§ **PROBLEM TO SOLVE**:
Your output is the lines from the first one to the one containing "(0.8,0) -- (0.8,604);", repeated exactly, with images left out.

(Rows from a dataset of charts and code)
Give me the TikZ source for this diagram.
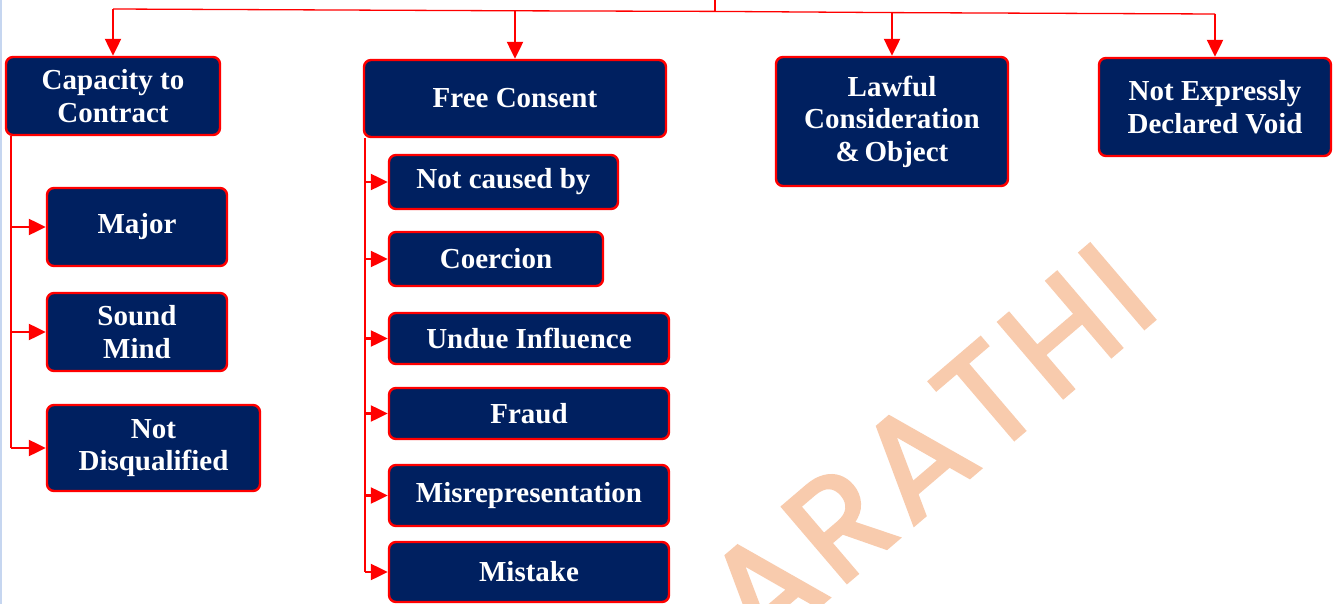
\documentclass[tikz,border=0pt]{standalone}
\usepackage{fontspec}
\setmainfont{Liberation Serif}
\newfontfamily\wmfont[LetterSpace=6,FakeBold=2.4]{Poppins}
\usetikzlibrary{arrows.meta,calc}
\definecolor{navy}{HTML}{002060}
\definecolor{peach}{HTML}{F8CBAD}
\definecolor{edgeblue}{HTML}{C6D6F0}
\tikzset{
  box/.style={draw=red, line width=2.4pt, fill=navy, rounded corners=7pt,
    text=white, font=\bfseries\fontsize{29}{32.5}\selectfont, align=center,
    inner sep=0pt},
  feed/.style={draw=red, line width=1.3pt},
  arr/.style={draw=red, line width=2.3pt, -{Triangle[width=16pt,length=17pt]}},
}
\begin{document}
\begin{tikzpicture}[x=1pt,y=-1pt]
\useasboundingbox (0,0) rectangle (1336,604);
\fill[white] (0,0) rectangle (1336,604);

% watermark
\begin{scope}
  \clip (0,0) rectangle (1336,604);
  \node[text=peach, rotate=40.5, font=\wmfont\fontsize{142}{142}\selectfont, inner sep=0pt]
    (wm) at (929,447) {ARATHI};
\end{scope}

% thin edge line on the left
\draw[edgeblue, line width=1.5pt] (0.8,0) -- (0.8,604);

% top row
\node[box, minimum width=214pt, minimum height=78pt] (cap) at (113,96) {Capacity to\\Contract};
\node[box, minimum width=302pt, minimum height=77pt] (free) at (515,98.5) {Free Consent};
\node[box, minimum width=232pt, minimum height=129pt] (lawful) at (892,121.5) {Lawful\\Consideration\\\&\,Object};
\node[box, minimum width=232pt, minimum height=98pt] (void) at (1215,107) {Not Expressly\\Declared Void};

% capacity branch
\node[box, minimum width=180pt, minimum height=78pt] (major) at (137,227) {Major};
\node[box, minimum width=180pt, minimum height=78pt] (sound) at (137,332) {Sound\\Mind};
\node[box, minimum width=213pt, minimum height=86pt] (notdis) at (153.5,448) {Not\\Disqualified};

% free consent branch
\node[box, minimum width=229pt, minimum height=54pt] (ncb) at (503.5,182) {Not caused by};
\node[box, minimum width=214pt, minimum height=54pt] (coer) at (496,259) {Coercion};
\node[box, minimum width=280pt, minimum height=51pt] (undue) at (529,338.5) {Undue Influence};
\node[box, minimum width=280pt, minimum height=51pt] (fraud) at (529,413.5) {Fraud};
\node[box, minimum width=280pt, minimum height=61pt] (misrep) at (529,495.5) {Misrepresentation};
\node[box, minimum width=280pt, minimum height=60pt] (mistake) at (529,572) {Mistake};

% top feed line
\coordinate (src) at (715,0);
\coordinate (j1) at (113,9);
\coordinate (j2) at (515,10.8);
\coordinate (hub) at (715,11.4);
\coordinate (j3) at (892,12.6);
\coordinate (j4) at (1215,14);
\draw[feed] (src) -- (hub);
\draw[feed] (j1) -- (j2) -- (hub) -- (j3) -- (j4);
\draw[arr] (j1) -- (cap.north);
\draw[arr] (j2) -- (free.north);
\draw[arr] (j3) -- (lawful.north);
\draw[arr] (j4) -- (void.north);

% left trunk
\coordinate (lt) at ($(cap.south west)+(6,0)$);
\draw[red, line width=2.3pt] (lt) -- (lt |- notdis.west);
\foreach \n in {major,sound,notdis}
  \draw[arr] (lt |- \n.west) -- (\n.west);

% middle trunk
\coordinate (mt) at ($(free.south west)+(2,0)$);
\draw[red, line width=2.3pt] (mt) -- (mt |- mistake.west);
\foreach \n in {ncb,coer,undue,fraud,misrep,mistake}
  \draw[arr] (mt |- \n.west) -- (\n.west);
\end{tikzpicture}
\end{document}
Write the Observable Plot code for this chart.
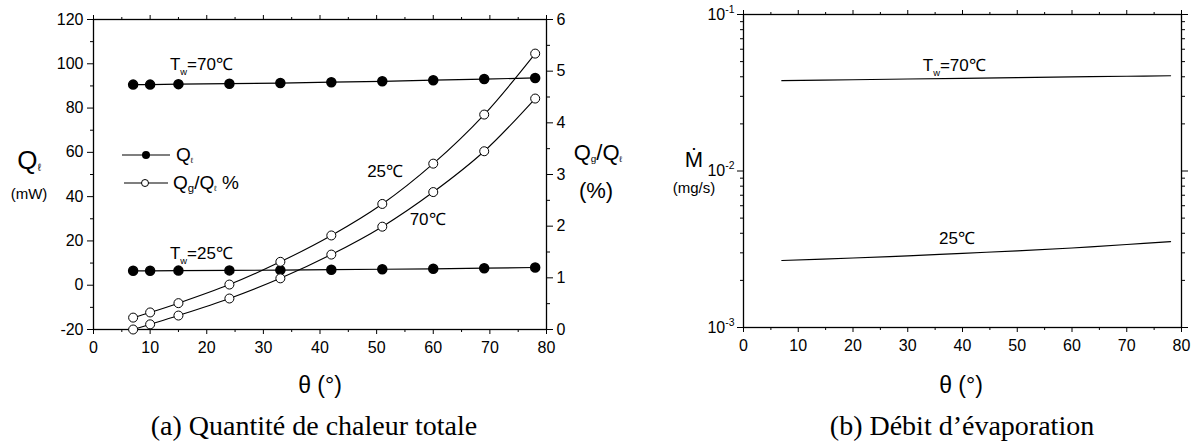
<!DOCTYPE html>
<html><head><meta charset="utf-8">
<script src="https://cdn.jsdelivr.net/npm/d3@7"></script>
<script src="https://cdn.jsdelivr.net/npm/@observablehq/plot@0.6"></script>
<style>
body{margin:0;background:#fff;}
#wrap{position:relative;width:1199px;height:445px;overflow:hidden;font-family:"Liberation Sans",Arial,sans-serif;color:#000;}
.abs{position:absolute;white-space:nowrap;line-height:1;}
.c{transform:translate(-50%,-50%);}
.cap{font-family:"Liberation Serif","Times New Roman",serif;font-size:28px;}
.svgpos{position:absolute;top:0;}
sub{font-size:45%;vertical-align:-0.25em;}
</style></head><body><div id="wrap"></div>
<script>
// ---------- data ----------
const theta = [7, 10, 15, 24, 33, 42, 51, 60, 69, 78];
const qL70 = [90.6, 90.6, 90.8, 91.0, 91.3, 91.7, 92.1, 92.6, 93.1, 93.6];
const qL25 = [6.5, 6.5, 6.6, 6.7, 6.8, 7.0, 7.2, 7.4, 7.7, 8.0];
const ratio25 = [0.23, 0.33, 0.51, 0.87, 1.31, 1.82, 2.43, 3.21, 4.16, 5.34];
const ratio70 = [0.0, 0.10, 0.27, 0.60, 0.99, 1.45, 1.99, 2.66, 3.45, 4.47];
const thetaM = [7, 20, 30, 40, 50, 60, 70, 78];
const mdot70 = [0.0378, 0.0383, 0.0387, 0.0391, 0.0395, 0.0399, 0.0403, 0.0406];
const mdot25 = [0.00268, 0.00278, 0.00287, 0.00298, 0.00309, 0.00322, 0.00339, 0.00354];
const xTicks = [0, 10, 20, 30, 40, 50, 60, 70, 80];
const qTicks = [-20, 0, 20, 40, 60, 80, 100, 120];
const ratioTicks = [0, 1, 2, 3, 4, 5, 6];
const logTicks = [1e-3, 1e-2, 1e-1];
const logLabels = ["10^{-3}", "10^{-2}", "10^{-1}"];

// ---------- helpers ----------
const NS = "http://www.w3.org/2000/svg";
const qRange = [-20, 120], rRange = [0, 6];
const toQ = v => qRange[0] + (v - rRange[0]) * (qRange[1] - qRange[0]) / (rRange[1] - rRange[0]);
const fromQ = q => rRange[0] + (q - qRange[0]) * (rRange[1] - rRange[0]) / (qRange[1] - qRange[0]);
const rows = (xs, ys) => xs.map((x, i) => ({x, y: ys[i]}));
const minors = (ticks) => ticks.slice(0, -1).map((t, i) => (t + ticks[i + 1]) / 2);

function richText(root) {
  root.querySelectorAll("text").forEach(el => {
    const s = el.textContent;
    if (!/[_^]\{/.test(s)) return;
    const fs = parseFloat(getComputedStyle(el).fontSize) || 15;
    el.textContent = "";
    const re = /([_^])\{([^}]*)\}/g;
    let last = 0, m, shift = 0;
    const add = (txt, dy, small) => {
      if (!txt) return;
      const t = document.createElementNS(NS, "tspan");
      t.textContent = txt;
      if (dy) t.setAttribute("dy", dy);
      if (small) t.setAttribute("font-size", small);
      el.appendChild(t);
    };
    while ((m = re.exec(s))) {
      add(s.slice(last, m.index), -shift); shift = 0;
      const d = m[1] === "_" ? 0.3 * fs : -0.42 * fs;
      add(m[2], d, m[1] === "_" ? "55%" : "65%"); shift = d;
      last = re.lastIndex;
    }
    const rest = s.slice(last);
    if (rest) add(rest, -shift);
  });
}

const baseStyle = {fontFamily: "'Liberation Sans', Arial, sans-serif", fontSize: "16px", color: "#000", background: "transparent", overflow: "visible"};
const wrap = document.getElementById("wrap");

// ---------- panel (a) ----------
const plotA = Plot.plot({
  width: 600, height: 360, marginLeft: 93, marginRight: 54, marginTop: 19, marginBottom: 31,
  style: baseStyle,
  x: {domain: [0, 80], label: null},
  y: {domain: qRange, label: null},
  marks: [
    Plot.axisX({anchor: "bottom", ticks: xTicks, tickSize: 5, tickPadding: 7, tickFormat: d => String(d), label: null}),
    Plot.axisX({anchor: "bottom", ticks: minors(xTicks), tickSize: 3, tickFormat: () => "", label: null}),
    Plot.axisX({anchor: "top", ticks: xTicks, tickSize: 5, tickFormat: () => "", label: null}),
    Plot.axisX({anchor: "top", ticks: minors(xTicks), tickSize: 3, tickFormat: () => "", label: null}),
    Plot.axisY({anchor: "left", ticks: qTicks, tickSize: 6, tickPadding: 4, tickFormat: d => String(d), label: null}),
    Plot.axisY({anchor: "left", ticks: minors(qTicks), tickSize: 3, tickFormat: () => "", label: null}),
    Plot.axisY({anchor: "right", ticks: ratioTicks.map(toQ), tickSize: 6, tickPadding: 4, tickFormat: d => String(Math.round(fromQ(d))), label: null}),
    Plot.axisY({anchor: "right", ticks: minors(ratioTicks).map(toQ), tickSize: 3, tickFormat: () => "", label: null}),
    Plot.frame({stroke: "#000", strokeWidth: 1.3}),
    Plot.line(rows(theta, qL70), {x: "x", y: "y", stroke: "#000", strokeWidth: 1.2}),
    Plot.line(rows(theta, qL25), {x: "x", y: "y", stroke: "#000", strokeWidth: 1.2}),
    Plot.dot(rows(theta, qL70), {x: "x", y: "y", r: 4.5, fill: "#000", stroke: "#000"}),
    Plot.dot(rows(theta, qL25), {x: "x", y: "y", r: 4.5, fill: "#000", stroke: "#000"}),
    Plot.line(rows(theta, ratio25.map(toQ)), {x: "x", y: "y", stroke: "#000", strokeWidth: 1.1, curve: "catmull-rom"}),
    Plot.line(rows(theta, ratio70.map(toQ)), {x: "x", y: "y", stroke: "#000", strokeWidth: 1.1, curve: "catmull-rom"}),
    Plot.dot(rows(theta, ratio25.map(toQ)), {x: "x", y: "y", r: 4.5, fill: "#fff", stroke: "#000", strokeWidth: 1}),
    Plot.dot(rows(theta, ratio70.map(toQ)), {x: "x", y: "y", r: 4.5, fill: "#fff", stroke: "#000", strokeWidth: 1}),
    Plot.text([{x: 13.5, y: 99.5, t: "T_{w}=70℃"}, {x: 13.5, y: 14.5, t: "T_{w}=25℃"}],
      {x: "x", y: "y", text: "t", textAnchor: "start", fontSize: 17}),
    Plot.text([{x: 51.5, y: 51.5, t: "25℃"}, {x: 59, y: 29.5, t: "70℃"}],
      {x: "x", y: "y", text: "t", textAnchor: "middle", fontSize: 17})
  ]
});
plotA.classList.add("svgpos");
plotA.style.left = "0px";
wrap.appendChild(plotA);
richText(plotA);

// ---------- panel (b) ----------
const logMinor = [];
for (const d of [1e-3, 1e-2]) for (let k = 2; k <= 9; k++) logMinor.push(k * d);
const plotB = Plot.plot({
  width: 599, height: 360, marginLeft: 143, marginRight: 18, marginTop: 14, marginBottom: 33,
  style: baseStyle,
  x: {domain: [0, 80], label: null},
  y: {type: "log", domain: [1e-3, 1e-1], label: null},
  marks: [
    Plot.axisX({anchor: "bottom", ticks: xTicks, tickSize: 5, tickPadding: 7, tickFormat: d => String(d), label: null}),
    Plot.axisX({anchor: "bottom", ticks: minors(xTicks), tickSize: 3, tickFormat: () => "", label: null}),
    Plot.axisX({anchor: "top", ticks: xTicks, tickSize: 5, tickFormat: () => "", label: null}),
    Plot.axisX({anchor: "top", ticks: minors(xTicks), tickSize: 3, tickFormat: () => "", label: null}),
    Plot.axisY({anchor: "left", ticks: logTicks, tickSize: 6, tickPadding: 3, tickFormat: d => logLabels[logTicks.indexOf(d)], label: null}),
    Plot.axisY({anchor: "left", ticks: logMinor, tickSize: 3, tickFormat: () => "", label: null}),
    Plot.axisY({anchor: "right", ticks: logTicks, tickSize: 6, tickFormat: () => "", label: null}),
    Plot.axisY({anchor: "right", ticks: logMinor, tickSize: 3, tickFormat: () => "", label: null}),
    Plot.frame({stroke: "#000", strokeWidth: 1.3}),
    Plot.line(rows(thetaM, mdot70), {x: "x", y: "y", stroke: "#000", strokeWidth: 1.2, curve: "catmull-rom"}),
    Plot.line(rows(thetaM, mdot25), {x: "x", y: "y", stroke: "#000", strokeWidth: 1.2, curve: "catmull-rom"}),
    Plot.text([{x: 38.5, y: 0.0473, t: "T_{w}=70℃"}, {x: 39, y: 0.00371, t: "25℃"}],
      {x: "x", y: "y", text: "t", textAnchor: "middle", fontSize: 17})
  ]
});
plotB.classList.add("svgpos");
plotB.style.left = "600px";
wrap.appendChild(plotB);
richText(plotB);

// ---------- titles, legend, captions ----------
const html = `
<div class="abs c" style="left:29px;top:160px;font-size:26px;">Q<sub style="font-size:40%">ℓ</sub></div>
<div class="abs c" style="left:29px;top:193px;font-size:15px;">(mW)</div>
<div class="abs c" style="left:598px;top:153px;font-size:22px;">Q<sub>g</sub>/Q<sub style="font-size:38%">ℓ</sub></div>
<div class="abs c" style="left:596px;top:191px;font-size:22px;">(%)</div>
<div class="abs c" style="left:694px;top:160px;font-size:22px;">Ṁ</div>
<div class="abs c" style="left:694px;top:187px;font-size:15px;">(mg/s)</div>
<div class="abs c" style="left:320px;top:385px;font-size:23px;">θ (°)</div>
<div class="abs c" style="left:961px;top:385px;font-size:23px;">θ (°)</div>
<div class="abs c cap" style="left:314px;top:426px;">(a) Quantité de chaleur totale</div>
<div class="abs c cap" style="left:962px;top:426px;">(b) Débit d’évaporation</div>
<svg class="abs" style="left:115px;top:140px;overflow:visible" width="60" height="60">
  <line x1="7" y1="15" x2="55" y2="15" stroke="#000" stroke-width="1.2"/>
  <circle cx="31" cy="15" r="4" fill="#000"/>
  <line x1="9" y1="43" x2="53" y2="43" stroke="#000" stroke-width="1.2"/>
  <circle cx="30" cy="43" r="3.5" fill="#fff" stroke="#000"/>
</svg>
<div class="abs" style="left:176px;top:145px;font-size:19px;">Q<sub style="font-size:40%">ℓ</sub></div>
<div class="abs" style="left:173px;top:173px;font-size:19px;">Q<sub style="font-size:60%">g</sub>/Q<sub style="font-size:40%">ℓ</sub> %</div>
`;
wrap.insertAdjacentHTML("beforeend", html);
</script></body></html>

§ **SOLVED PROBLEM**:
Give me the TikZ source for this diagram.
\documentclass[tikz,border=0pt]{standalone}
\usepackage{fontspec}
\setmainfont{Liberation Serif}
\newfontfamily\wmfont[LetterSpace=6,FakeBold=2.4]{Poppins}
\usetikzlibrary{arrows.meta,calc}
\definecolor{navy}{HTML}{002060}
\definecolor{peach}{HTML}{F8CBAD}
\definecolor{edgeblue}{HTML}{C6D6F0}
\tikzset{
  box/.style={draw=red, line width=2.4pt, fill=navy, rounded corners=7pt,
    text=white, font=\bfseries\fontsize{29}{32.5}\selectfont, align=center,
    inner sep=0pt},
  feed/.style={draw=red, line width=1.3pt},
  arr/.style={draw=red, line width=2.3pt, -{Triangle[width=16pt,length=17pt]}},
}
\begin{document}
\begin{tikzpicture}[x=1pt,y=-1pt]
\useasboundingbox (0,0) rectangle (1336,604);
\fill[white] (0,0) rectangle (1336,604);

% watermark
\begin{scope}
  \clip (0,0) rectangle (1336,604);
  \node[text=peach, rotate=40.5, font=\wmfont\fontsize{142}{142}\selectfont, inner sep=0pt]
    (wm) at (929,447) {ARATHI};
\end{scope}

% thin edge line on the left
\draw[edgeblue, line width=1.5pt] (0.8,0) -- (0.8,604);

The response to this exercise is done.